Microsoft pulled out all the stops for its recent Gulf channel summit held in Dubai. Orlando Ayala, senior VP, small and midmarket solution partners at Microsoft jetted in to address the hundreds of members of the vendor’s partner community that showed up.

Microsoft is ramping up its channel engagement in the region as it looks to partners to develop new skill sets and open up new business opportunities, and the recent summit provided the perfect opportunity for a spot of tub-thumping.

“The Microsoft partner programme is a real journey,” said Ayala. “We are two years into a programme that centres on partner specialisation. In every country we are making an assessment of the opportunity that exists against the skills in place. We don’t want too many skills in one area because that can create too much competition, and at the same time we don’t want gaps in other areas.”

According to Ayala, Microsoft measures the success of its channel programmes on the number of renewals to the scheme it receives. On that basis, the Middle East is performing well. While Microsoft has undoubtedly made progress with the rollout of its channel programme there is still some way to go. This means making sure that partners are focused on building up the competencies that Microsoft believes it needs to develop in the region and linking this into its efforts to increase channel breadth.

“I do think we need more channel breadth in the region,” continued Ayala. “I think there will be more customer scenarios that we want to have more partners skilled up for. That does not necessarily mean more partners, but it means partners with more than one competency.”

While Microsoft is clear about its desire to improve the skills base that exists in the VAR, integrator and reseller community, it is also committed to dealing with issues affecting its distribution set-up in the Middle East. Zaid Abunuwar, solutions and partners group director at Microsoft Gulf identifies three principles driving the vendor’s distribution strategy in the region.

“It is all about local in-country distribution presence so that small resellers can purchase in their local market,” he said. “It is also about a healthy level of competition and finally it is about partner profitability. We need to get all three principles in place.”

During the partner summit, Ayala met with major regional distributors to discuss some of the pertinent issues they faced. “I think it is too early to say we are over distributed,” said Ayala. “The priority is to make sure that we readjust. Maybe we need a more tuned distribution set up with fewer distributors but it is too early to say we will take that step.”

“Some distributors want more rebates,” he added. “Some say less rebates and more training and access to skilled Microsoft staff. The whole tone of the conversation was not all about over distribution. There are other important factors such as how we can help them reduce their cost of sales. The dialogue with the distributors was very healthy.”

While Microsoft admits that there are still issues in the distributor engagement model, senior management believe it is important to look at the situation from a number of perspectives. Speaking recently, Ali Faramawy, VP Microsoft Middle East and Africa, commented: “I acknowledge that in some parts of our business that issue about pricing and debate about margins and so on is an issue. At the same time there are three or four other things [so] that if we look objectively at the subject then we get different views.”

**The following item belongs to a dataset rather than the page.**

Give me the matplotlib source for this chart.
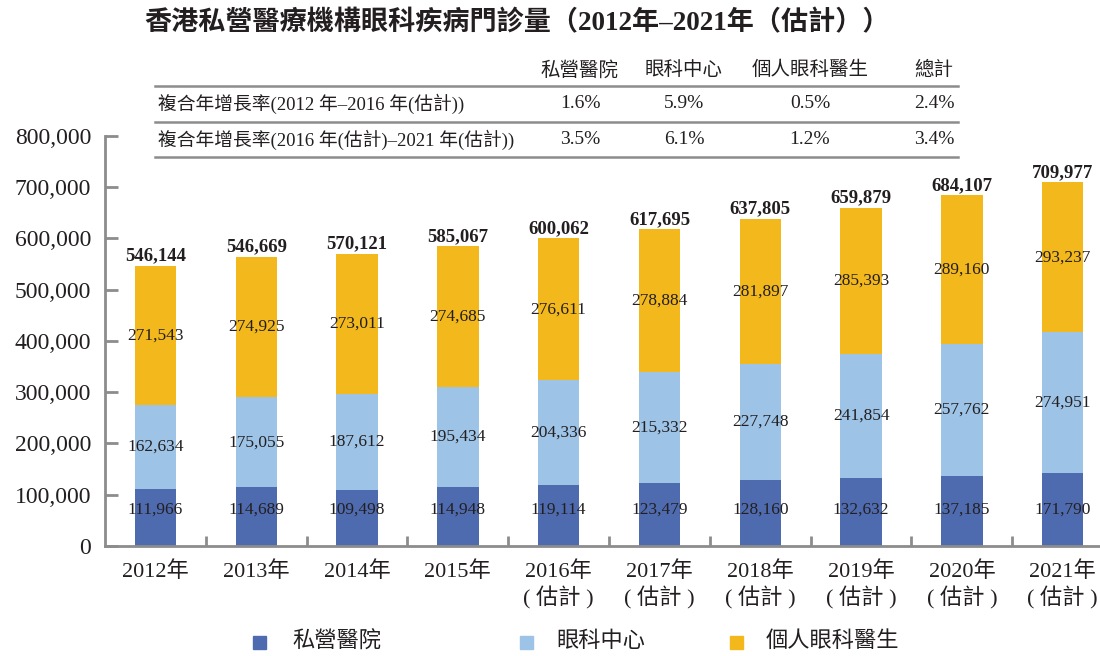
import matplotlib
matplotlib.use("Agg")
import matplotlib.pyplot as plt
from matplotlib.patches import Rectangle
from matplotlib.lines import Line2D
import numpy as np

plt.rcParams['font.family'] = ['Liberation Serif', 'Noto Sans CJK TC']
TXT = '#231f20'

years = ['2012年', '2013年', '2014年', '2015年', '2016年\n( 估計 )', '2017年\n( 估計 )',
         '2018年\n( 估計 )', '2019年\n( 估計 )', '2020年\n( 估計 )', '2021年\n( 估計 )']
hospital = [111966, 114689, 109498, 114948, 119114, 123479, 128160, 132632, 137185, 141790]
hospital_labels = ['111,966', '114,689', '109,498', '114,948', '119,114', '123,479',
                   '128,160', '132,632', '137,185', '171,790']
centre = [162634, 175055, 187612, 195434, 204336, 215332, 227748, 241854, 257762, 274951]
doctor = [271543, 274925, 273011, 274685, 276611, 278884, 281897, 285393, 289160, 293237]
total_labels = ['546,144', '546,669', '570,121', '585,067', '600,062', '617,695',
                '637,805', '659,879', '684,107', '709,977']

series_names = ['私營醫院', '眼科中心', '個人眼科醫生']
colors = ['#4f6bb0', '#9dc3e6', '#f3b81c']

table_header = ['私營醫院', '眼科中心', '個人眼科醫生', '總計']
table_rows = ['複合年增長率(2012 年–2016 年(估計))', '複合年增長率(2016 年(估計)–2021 年(估計))']
cagr = [['1.6%', '5.9%', '0.5%', '2.4%'],
        ['3.5%', '6.1%', '1.2%', '3.4%']]

fig = plt.figure(figsize=(11, 6.56), dpi=100)
ax = fig.add_axes([0.0955, 0.1677, 0.9045, 0.625])

x = np.arange(len(years))
w = 0.41
b1 = ax.bar(x, hospital, w, color=colors[0])
b2 = ax.bar(x, centre, w, bottom=hospital, color=colors[1])
bottom3 = np.array(hospital) + np.array(centre)
b3 = ax.bar(x, doctor, w, bottom=bottom3, color=colors[2])

# bottom labels sit at a common height in the original
for xi, lab in zip(x, hospital_labels):
    ax.text(xi, 70000, lab, ha='center', va='center', fontsize=12.5, color=TXT)
ax.bar_label(b2, labels=[f'{v:,}' for v in centre], label_type='center', fontsize=12.5, color=TXT)
ax.bar_label(b3, labels=[f'{v:,}' for v in doctor], label_type='center', fontsize=12.5, color=TXT)
ax.bar_label(b3, labels=total_labels, padding=1, fontsize=13.5, fontweight='bold', color=TXT)

ax.set_xlim(-0.5, 9.37)
ax.set_ylim(0, 800000)
ax.set_yticks(np.arange(0, 800001, 100000))
ax.set_yticklabels(['0'] + [f'{v:,}' for v in range(100000, 800001, 100000)])
ax.set_xticks(x)
ax.set_xticklabels(years, linespacing=1.25)
ax.set_xticks(np.arange(0.5, 9.5, 1), minor=True)

for s in ['top', 'right']:
    ax.spines[s].set_visible(False)
for s in ['left', 'bottom']:
    ax.spines[s].set_color('#8c8c8c')
    ax.spines[s].set_linewidth(2)
ax.tick_params(axis='y', direction='in', length=9, width=2, color='#8c8c8c',
               labelsize=17, labelcolor=TXT, pad=10)
ax.tick_params(axis='x', which='major', length=0, labelsize=16, labelcolor=TXT, pad=11)
ax.tick_params(axis='x', which='minor', direction='in', length=7, width=2, color='#8c8c8c')

# title
fig.text(0.131, 0.965, '香港私營醫療機構眼科疾病門診量（2012年–2021年（估計））',
         fontsize=19.5, fontweight='bold', color=TXT, va='center', ha='left')

# CAGR table
col_x = [580, 684, 810, 934]
for cx, h in zip(col_x, table_header):
    fig.text(cx / 1100, 1 - 70 / 656, h, fontsize=14, color=TXT, ha='center', va='center')
row_y = [104, 140]
for ry, label, vals in zip(row_y, table_rows, cagr):
    fig.text(158 / 1100, 1 - ry / 656, label, fontsize=13.5, color=TXT, ha='left', va='center')
    for cx, v in zip(col_x, vals):
        fig.text(cx / 1100, 1 - ry / 656, v, fontsize=14, color=TXT, ha='center', va='center')
for ly in [86, 122, 157]:
    fig.add_artist(Line2D([155 / 1100, 958 / 1100], [1 - ly / 656] * 2,
                          color='#8c8c8c', lw=1.8, transform=fig.transFigure))

# legend, drawn by hand because the original spacing is uneven
leg_sq = [253, 520, 730]
leg_txt = [292, 556, 766]
for sx, tx, name, c in zip(leg_sq, leg_txt, series_names, colors):
    fig.add_artist(Rectangle((sx / 1100, 1 - 649 / 656), 13 / 1100, 13 / 656,
                             color=c, transform=fig.transFigure))
    fig.text(tx / 1100, 1 - 642 / 656, name, fontsize=16, color=TXT, ha='left', va='center')

fig.savefig('out.png', dpi=100)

Despite the continued presence of channel engagement issues the vital point to remember is that Microsoft remains committed to an indirect sales model in the Middle East. “We don’t sell direct and have no plans to sell direct,” concluded Ayala. “We are not IBM, SAP or Oracle — they have their own sales forces. All of our revenue goes through partners.”

As the Middle East channel matures, Microsoft is not alone in its efforts to drive up levels of channel education. Resellers of all shapes and sizes need to move on from selling product-based point solutions towards the meatier margins of solution sales and services delivery. Participating in the channel programmes operated by major vendors is one way to achieve this goal.